# MATERIAL SUPPLIED
⟨
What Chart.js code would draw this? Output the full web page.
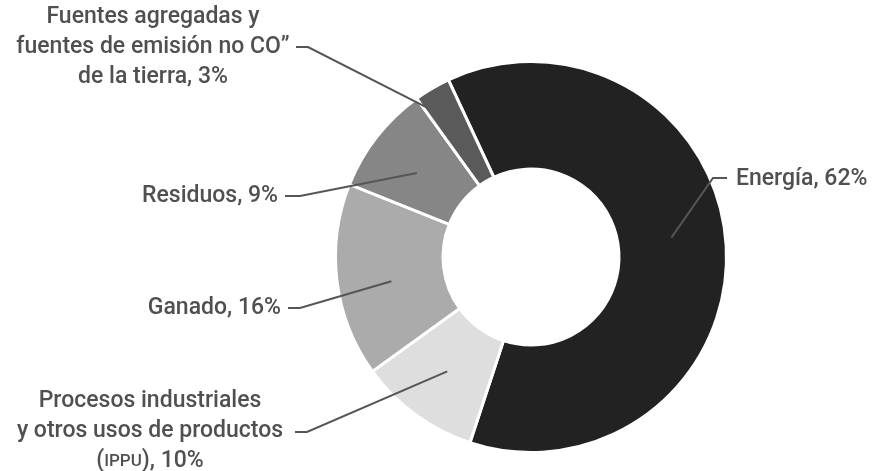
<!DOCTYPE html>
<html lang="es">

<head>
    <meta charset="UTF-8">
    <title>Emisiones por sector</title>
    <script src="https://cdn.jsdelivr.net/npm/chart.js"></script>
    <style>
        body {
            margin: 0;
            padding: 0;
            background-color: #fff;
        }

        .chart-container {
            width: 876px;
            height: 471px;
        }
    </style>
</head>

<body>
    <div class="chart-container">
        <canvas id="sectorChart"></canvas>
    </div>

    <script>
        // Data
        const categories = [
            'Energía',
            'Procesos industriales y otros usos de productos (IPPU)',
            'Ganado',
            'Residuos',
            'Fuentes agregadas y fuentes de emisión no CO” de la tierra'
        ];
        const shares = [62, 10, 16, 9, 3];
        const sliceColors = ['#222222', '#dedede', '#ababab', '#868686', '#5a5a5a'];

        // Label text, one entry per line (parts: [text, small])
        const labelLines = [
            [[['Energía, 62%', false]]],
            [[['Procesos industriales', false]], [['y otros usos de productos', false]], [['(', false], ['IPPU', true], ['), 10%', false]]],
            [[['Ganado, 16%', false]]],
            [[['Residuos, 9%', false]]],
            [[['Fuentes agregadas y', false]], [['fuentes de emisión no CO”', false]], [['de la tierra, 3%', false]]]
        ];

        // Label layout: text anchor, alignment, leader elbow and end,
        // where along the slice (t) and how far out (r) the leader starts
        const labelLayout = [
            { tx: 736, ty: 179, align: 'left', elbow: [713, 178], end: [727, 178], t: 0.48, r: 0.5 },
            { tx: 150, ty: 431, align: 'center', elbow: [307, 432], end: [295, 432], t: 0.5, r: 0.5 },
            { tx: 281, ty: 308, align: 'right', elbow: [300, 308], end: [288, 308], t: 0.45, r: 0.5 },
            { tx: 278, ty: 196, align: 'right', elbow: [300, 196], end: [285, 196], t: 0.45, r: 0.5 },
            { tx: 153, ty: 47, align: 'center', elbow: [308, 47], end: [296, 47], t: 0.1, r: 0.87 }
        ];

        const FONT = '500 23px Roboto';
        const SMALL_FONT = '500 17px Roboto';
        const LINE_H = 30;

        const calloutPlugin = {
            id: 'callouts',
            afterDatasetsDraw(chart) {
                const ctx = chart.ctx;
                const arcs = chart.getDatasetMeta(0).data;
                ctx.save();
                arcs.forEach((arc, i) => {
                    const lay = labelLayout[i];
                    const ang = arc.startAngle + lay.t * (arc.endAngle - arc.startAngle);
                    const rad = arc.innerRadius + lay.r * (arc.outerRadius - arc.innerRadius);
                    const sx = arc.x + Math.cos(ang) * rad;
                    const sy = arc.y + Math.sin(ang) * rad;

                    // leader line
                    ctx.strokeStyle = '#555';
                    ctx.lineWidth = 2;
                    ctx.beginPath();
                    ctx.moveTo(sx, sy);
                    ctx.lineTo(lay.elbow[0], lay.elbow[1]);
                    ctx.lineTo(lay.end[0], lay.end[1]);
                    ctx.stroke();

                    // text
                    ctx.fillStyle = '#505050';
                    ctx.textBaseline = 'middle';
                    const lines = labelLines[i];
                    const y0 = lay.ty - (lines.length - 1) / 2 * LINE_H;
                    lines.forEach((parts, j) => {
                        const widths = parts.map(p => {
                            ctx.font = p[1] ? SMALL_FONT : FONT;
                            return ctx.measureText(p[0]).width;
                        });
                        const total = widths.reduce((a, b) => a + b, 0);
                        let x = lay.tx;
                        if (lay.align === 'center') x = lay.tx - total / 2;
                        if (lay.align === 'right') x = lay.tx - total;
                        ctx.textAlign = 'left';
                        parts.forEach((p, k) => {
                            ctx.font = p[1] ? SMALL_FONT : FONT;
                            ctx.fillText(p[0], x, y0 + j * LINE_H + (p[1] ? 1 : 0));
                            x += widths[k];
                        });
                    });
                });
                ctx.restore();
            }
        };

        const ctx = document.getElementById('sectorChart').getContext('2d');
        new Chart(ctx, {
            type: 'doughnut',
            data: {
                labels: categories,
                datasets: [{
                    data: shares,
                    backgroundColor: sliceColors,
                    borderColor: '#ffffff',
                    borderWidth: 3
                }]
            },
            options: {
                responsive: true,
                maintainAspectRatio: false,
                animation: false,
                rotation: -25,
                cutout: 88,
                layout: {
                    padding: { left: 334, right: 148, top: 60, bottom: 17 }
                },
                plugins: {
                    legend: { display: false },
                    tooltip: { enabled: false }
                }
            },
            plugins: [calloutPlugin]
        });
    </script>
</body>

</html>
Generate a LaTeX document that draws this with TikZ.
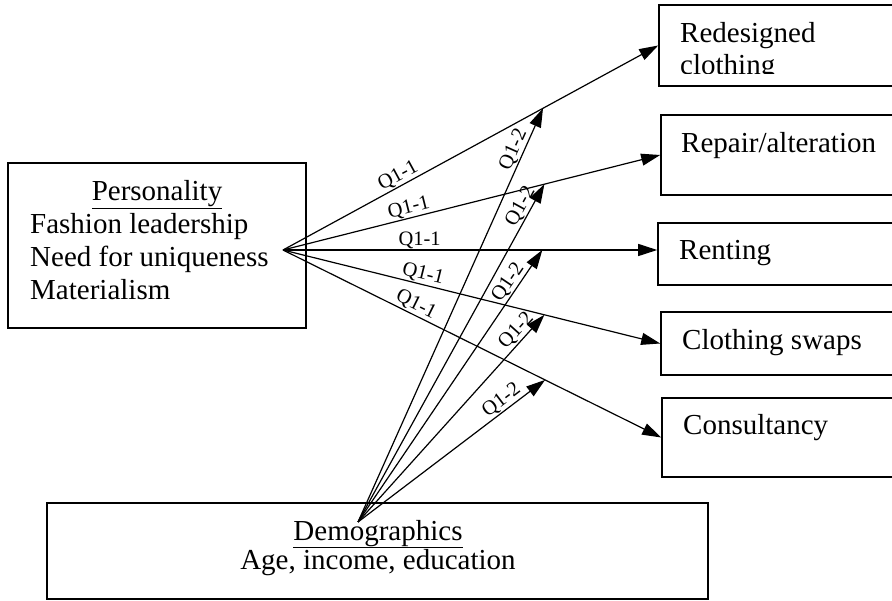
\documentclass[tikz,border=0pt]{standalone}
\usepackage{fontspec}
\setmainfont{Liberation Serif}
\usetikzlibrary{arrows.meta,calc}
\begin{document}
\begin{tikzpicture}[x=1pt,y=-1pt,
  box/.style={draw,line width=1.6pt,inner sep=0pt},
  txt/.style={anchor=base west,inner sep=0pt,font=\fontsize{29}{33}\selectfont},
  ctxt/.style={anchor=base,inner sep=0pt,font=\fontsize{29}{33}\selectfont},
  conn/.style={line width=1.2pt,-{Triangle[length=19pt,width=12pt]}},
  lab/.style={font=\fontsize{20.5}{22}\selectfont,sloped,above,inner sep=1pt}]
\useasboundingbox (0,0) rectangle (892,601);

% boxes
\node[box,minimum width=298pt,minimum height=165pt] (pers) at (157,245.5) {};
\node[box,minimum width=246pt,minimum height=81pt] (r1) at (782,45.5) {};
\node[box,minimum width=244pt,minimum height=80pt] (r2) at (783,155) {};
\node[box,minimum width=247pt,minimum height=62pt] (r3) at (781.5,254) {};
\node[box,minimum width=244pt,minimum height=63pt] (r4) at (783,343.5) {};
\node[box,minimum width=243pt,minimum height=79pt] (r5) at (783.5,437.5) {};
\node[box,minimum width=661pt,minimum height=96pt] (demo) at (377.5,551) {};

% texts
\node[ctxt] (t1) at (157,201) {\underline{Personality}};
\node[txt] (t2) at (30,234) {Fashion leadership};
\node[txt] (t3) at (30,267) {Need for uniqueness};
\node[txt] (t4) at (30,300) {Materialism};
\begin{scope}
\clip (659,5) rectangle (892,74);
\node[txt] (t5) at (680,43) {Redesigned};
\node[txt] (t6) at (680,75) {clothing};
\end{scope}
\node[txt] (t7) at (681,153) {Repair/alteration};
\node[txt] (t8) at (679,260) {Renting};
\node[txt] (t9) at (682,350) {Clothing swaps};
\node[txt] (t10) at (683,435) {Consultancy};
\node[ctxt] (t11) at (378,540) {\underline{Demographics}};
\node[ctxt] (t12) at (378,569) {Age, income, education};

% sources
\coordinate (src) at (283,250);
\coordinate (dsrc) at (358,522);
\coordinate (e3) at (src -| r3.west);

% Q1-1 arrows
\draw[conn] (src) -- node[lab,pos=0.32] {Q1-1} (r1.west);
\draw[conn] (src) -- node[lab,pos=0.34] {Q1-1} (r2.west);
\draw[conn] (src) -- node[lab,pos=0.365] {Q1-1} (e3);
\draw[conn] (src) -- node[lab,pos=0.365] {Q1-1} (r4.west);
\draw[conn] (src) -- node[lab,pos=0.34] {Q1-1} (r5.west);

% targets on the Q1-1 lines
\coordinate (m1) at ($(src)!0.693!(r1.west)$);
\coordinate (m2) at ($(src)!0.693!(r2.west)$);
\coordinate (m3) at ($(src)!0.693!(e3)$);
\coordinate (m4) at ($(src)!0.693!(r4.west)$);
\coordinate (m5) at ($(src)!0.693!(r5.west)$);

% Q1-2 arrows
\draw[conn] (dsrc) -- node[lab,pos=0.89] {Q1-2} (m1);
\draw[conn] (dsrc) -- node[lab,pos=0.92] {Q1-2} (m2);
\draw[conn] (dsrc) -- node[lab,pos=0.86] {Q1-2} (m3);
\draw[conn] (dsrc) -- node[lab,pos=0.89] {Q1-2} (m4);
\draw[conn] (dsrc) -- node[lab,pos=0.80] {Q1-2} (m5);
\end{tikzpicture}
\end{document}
⟩
# REQUIREMENTS
Repeat exactly and only the lines from the start of the data above through the line that holds "['#222222', '#dedede', '#ababab', '#868686', '#5a5a5a'];", inclusive. Pictures do not belong in the copy.

# REPLY TO THE TASK
What Chart.js code would draw this? Output the full web page.
<!DOCTYPE html>
<html lang="es">

<head>
    <meta charset="UTF-8">
    <title>Emisiones por sector</title>
    <script src="https://cdn.jsdelivr.net/npm/chart.js"></script>
    <style>
        body {
            margin: 0;
            padding: 0;
            background-color: #fff;
        }

        .chart-container {
            width: 876px;
            height: 471px;
        }
    </style>
</head>

<body>
    <div class="chart-container">
        <canvas id="sectorChart"></canvas>
    </div>

    <script>
        // Data
        const categories = [
            'Energía',
            'Procesos industriales y otros usos de productos (IPPU)',
            'Ganado',
            'Residuos',
            'Fuentes agregadas y fuentes de emisión no CO” de la tierra'
        ];
        const shares = [62, 10, 16, 9, 3];
        const sliceColors = ['#222222', '#dedede', '#ababab', '#868686', '#5a5a5a'];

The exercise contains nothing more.